Senin, 25 April 2016

Week 2 of ETL 6 Week Challenge

I felt so much better doing the 2nd week of the ETL 6-Week Challenge!  I had the obstacles of date night with the husband as well as traveling out of town for the 4th.  In the end I did my best and was happy to get back into routine this Monday.  Last week I was also able to incorporate more exercise since my tweaked hip has just about recovered.  Here is what I ate and how I did:


  • Monday
    • Breakfast: large apple
    • Lunch: large green salad with chickpeas
    • Exercise: 3.15 walk outside after work
    • Dinner: steamed sugar snap peas topped with Thai peanut sauce and raw sunflower seeds, big bowl of veggie soup
    • Extras: homemade chocolate banana nice cream

  • Tuesday
    • Breakfast: sugar snap peas, cucumber slices, apple
    • Lunch: large green salad with chickpeas, banana
    • Exercise: 2.5 mile walk outside after work
    • Dinner: water sauteed mushrooms, onions, and kale topped with sesame seeds, sugar snap peas
    • Extras: glass of wine with dinner

  • Wednesday
    • Breakfast: cucumber slices, apple
    • Lunch: medium green salad and leftover sauteed mushrooms, onions, and kale
    • Exercise: no exercise today, some stretching before bed
    • Extras: snack of some gooseberries and red currants on the way home, two beers out with friends
    • Dinner: late dinner after we got home from trivia of corn on the cob and veggie soup

  • Thursday
    • Breakfast: peach and berry fruit bowl
    • Lunch: large green salad
    • Exercise: 1 hour at the gym with 30 minutes biking and 30 minutes lifting weights
    • Dinner: corn grits and Cajun shrimp - This was date night with my husband to a Cajun restaurant he had been wanting to try for a long time.  I was hoping they would have red beans and rice for me, but no such luck, so I settled on the corn grits and Cajun shrimp.  This was about the only thing on the menu not fried.  I ended up eating only 1/3 of the portion and my husband was happy to have the leftovers the next day.
    • Extras: one beer with dinner, raspberries after dinner out

  • Friday
    • Breakfast:  slept in and skipped breakfast
    • Lunch:  green salad and 1/2 slice of whole grain bread at a deli
    • Dinner:  Steamed baby bok choy with Thai peanut sauce and sesame seeds
    • Exercise: 1 hour of gardening
    • Extras: snack of roasted chickpeas and veggies while prepping food for traveling the next day, chocolate banana nice cream after dinner

Here is a picture from today (Monday) of the kale salad I had on Sautrday while at the beach.
  • Saturday - 4th of July and day trip to Ocean Shores, WA
    • Breakfast: large apple as we arrived at Ocean Shores
    • Lunch:  1 grilled baja taco, celery, carrots, apples
    • Dinner: kale and chickpea salad with sun dried tomato dressing, veggie dog
    • Exercise:  tons of walking around the beach (over 12,000 steps this day)
    • Extras: dark chocolate covered almonds and cashews, two beers on the beach

So sunburnt! :(
  • Sunday
    • Breakfast: raspberries and blackberries
    • Lunch: veggie dog sauteed with onion and mushrooms
    • Dinner: not hungry, skipped dinner
    • Exercise: no exercise this day - we woke up very tired, dehydrated, and sun burnt from the day before :(
    • Extras: chocolate banana nice cream later in the evening

HOPE EVERYONE HAD A SAFE AND FUN 4TH OF JULY!

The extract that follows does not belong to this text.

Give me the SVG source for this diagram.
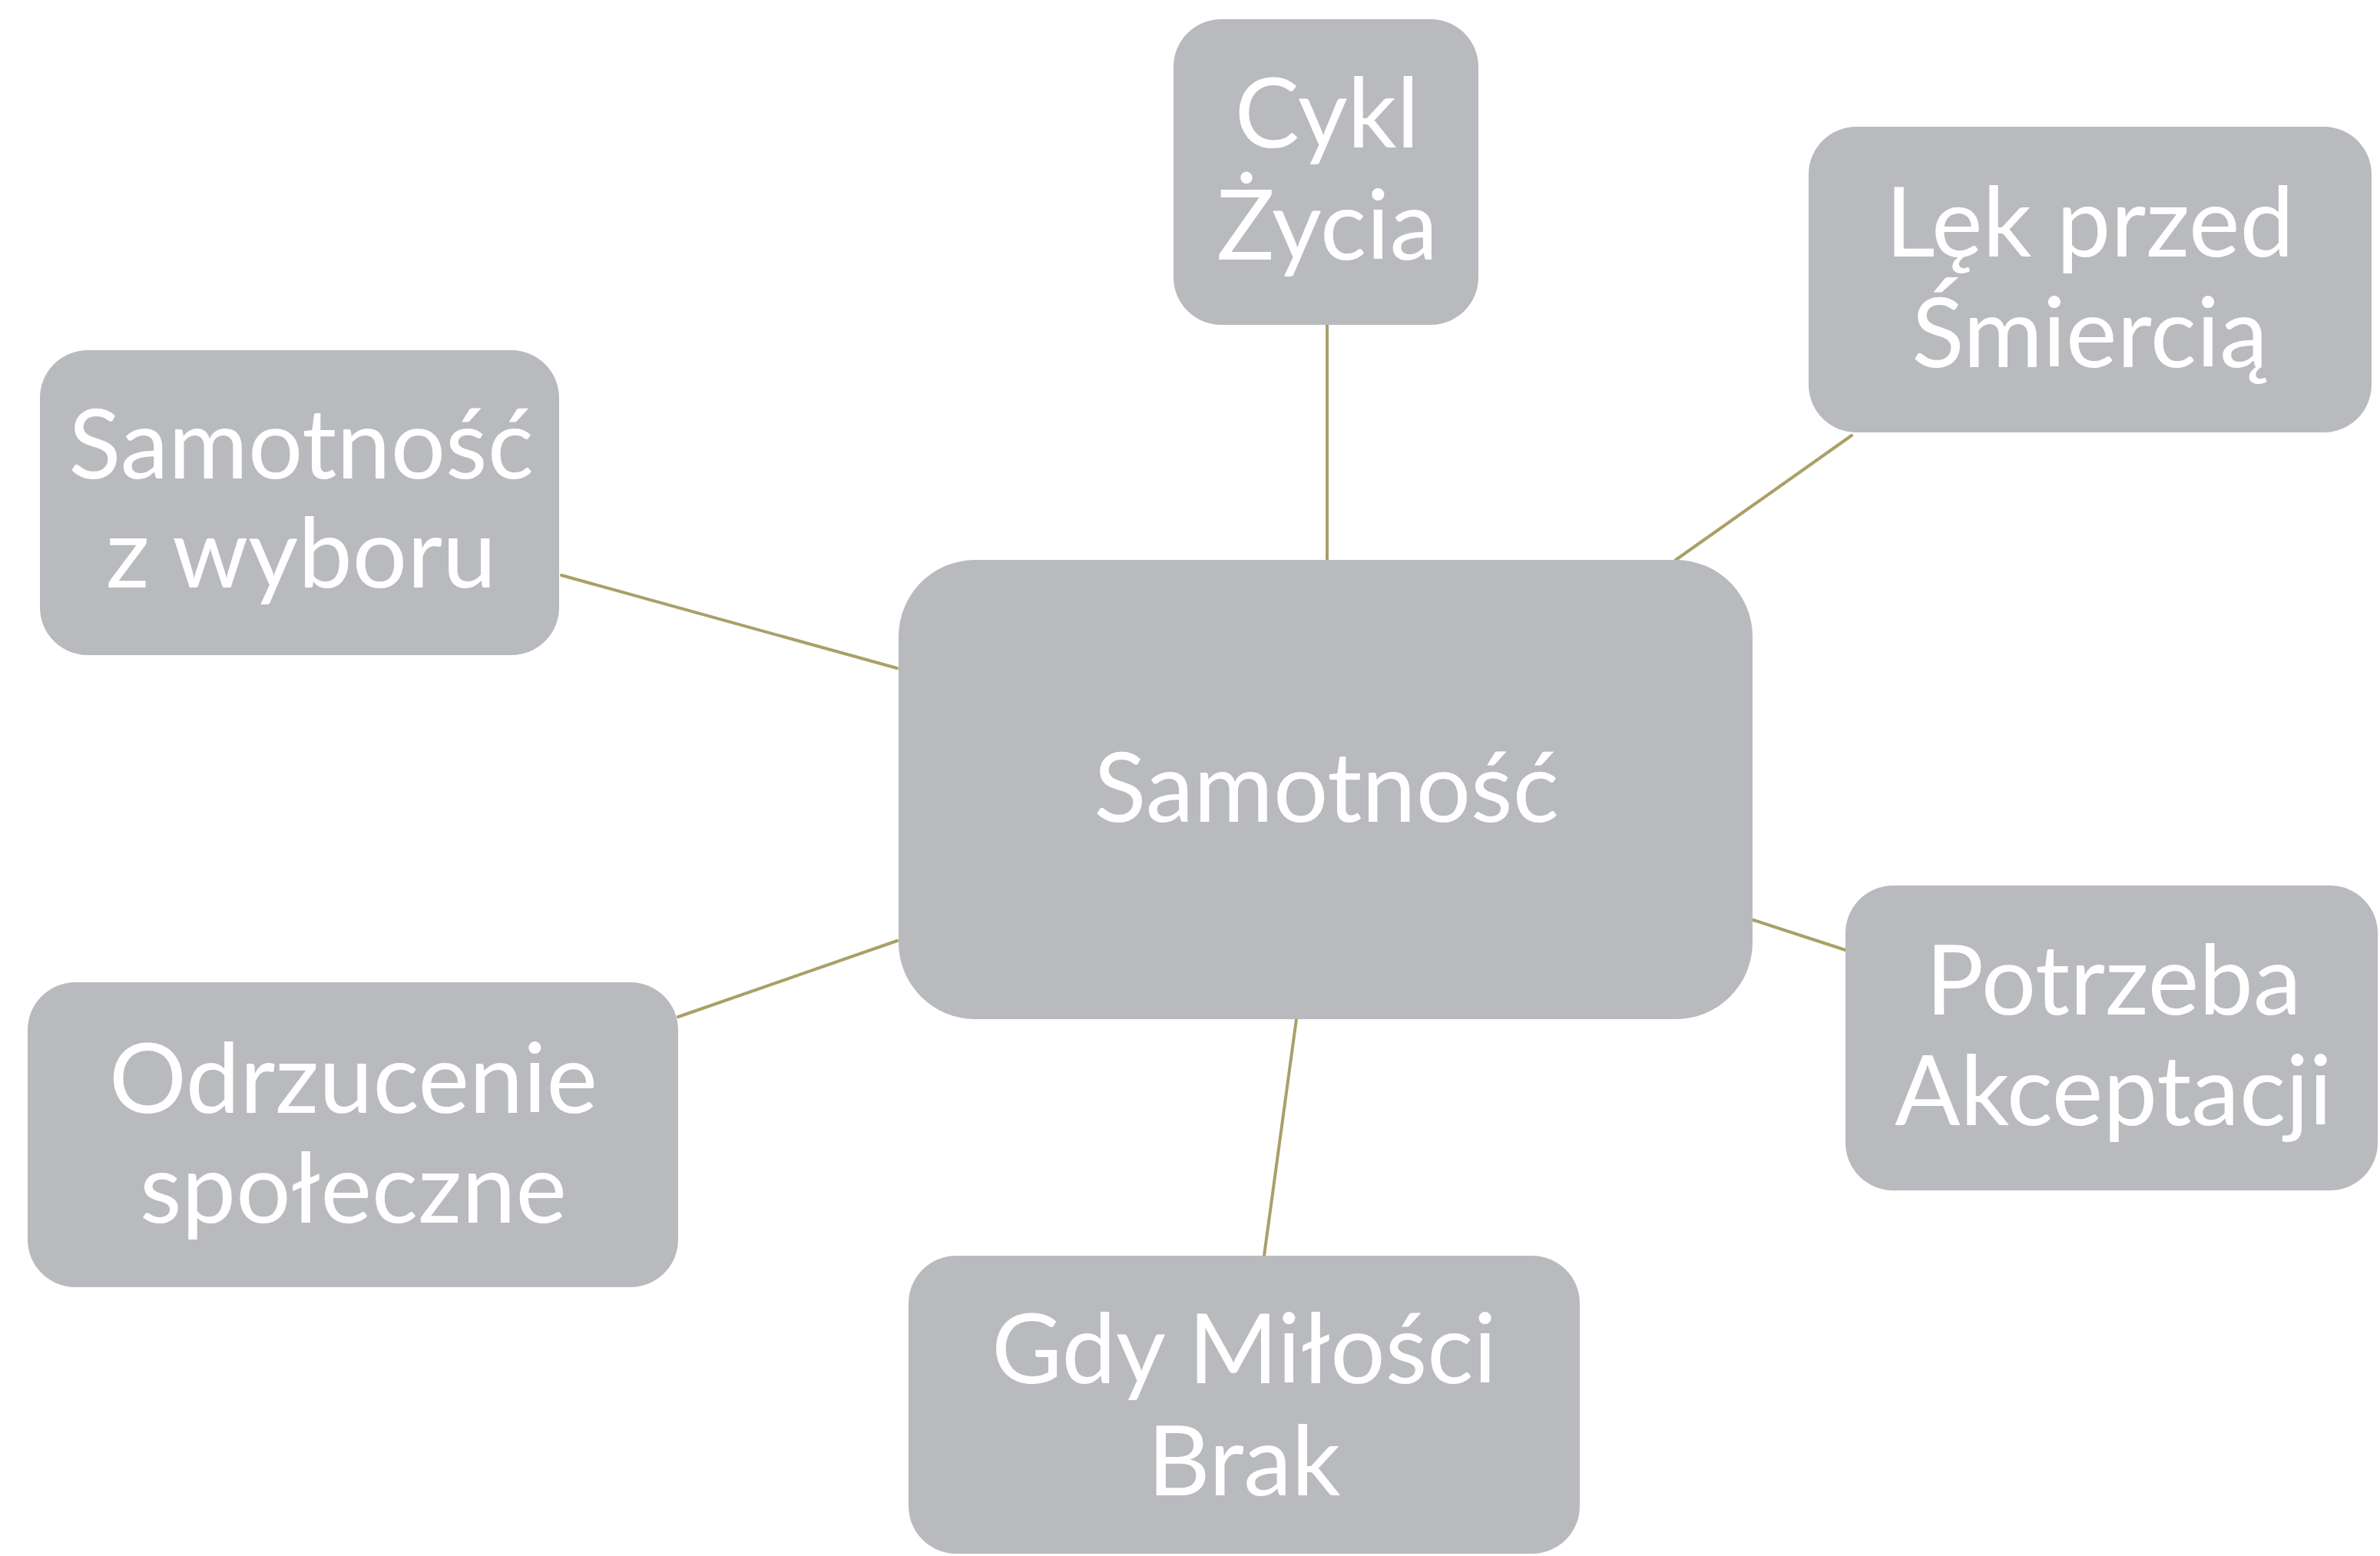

Overall, I think I handled the harder situations of dining out and traveling fairly well.  Was it a perfect week?  No, but I made very conscious decisions to include as many veggies as I could while limiting my not-ideal foods to a minimum.

Over the weekend while we traveled I got pretty dehydrated because using the restroom on the beach on Saturday was extremely limited.  Im looking forward to staying very well hydrated in the heat this week, as well as incorporating more beans into my daily diet.